Still, I kept on sending them cards every New Year’s day, even after. Only forgot it this year, slipped my mind completely.
One time, in fact, I took Mrs Kanello to one of his shows. Her he remembered, the ingrate. I ran into her at a meeting, at the office of the new MP for Rampartville, right here in Athens. Journalists all over the place. Mrs Kanello got up and praised the politician, but she put her foot in it, as usual; she’ll never be a diplomat, the poor woman, and not an ounce of femininity. The politician, a certain Mr George, he’s from one of the best families, I can’t mention his name so as not to compromise him. So, as I was saying, this Mr George is from Rampartville too, from a good family, and people in polite and not-so-polite society talked about him for two main reasons: because he had a talent for languages, because he went with men, even though he was a nationalist. Because he was plump and inexperienced, anybody who wanted to could do it to him, and out of politeness he wouldn’t say no. The high-school student who taught him English taught him other things, disgusting things. The high-school student who gave him French lessons gave George lessons in doing dirty things.

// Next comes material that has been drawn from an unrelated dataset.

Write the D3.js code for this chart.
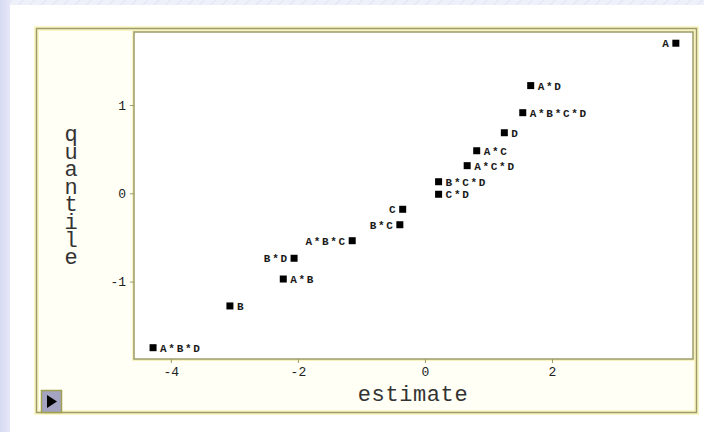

His mother used to say, There’s nothing we can do, our little boy has an anomaly. Am I supposed to kill him, or what? Even took the kid to a fortune-teller, but nothing came of it. Then she sent little George off to a priest to say prayers for him in the hope he would cut out the men, but they say the priest did it to him, so we heard from this other priest George confessed to before communion. So his mother accepted it, it’s God’s will, she said, he’ll only stop when he gets married.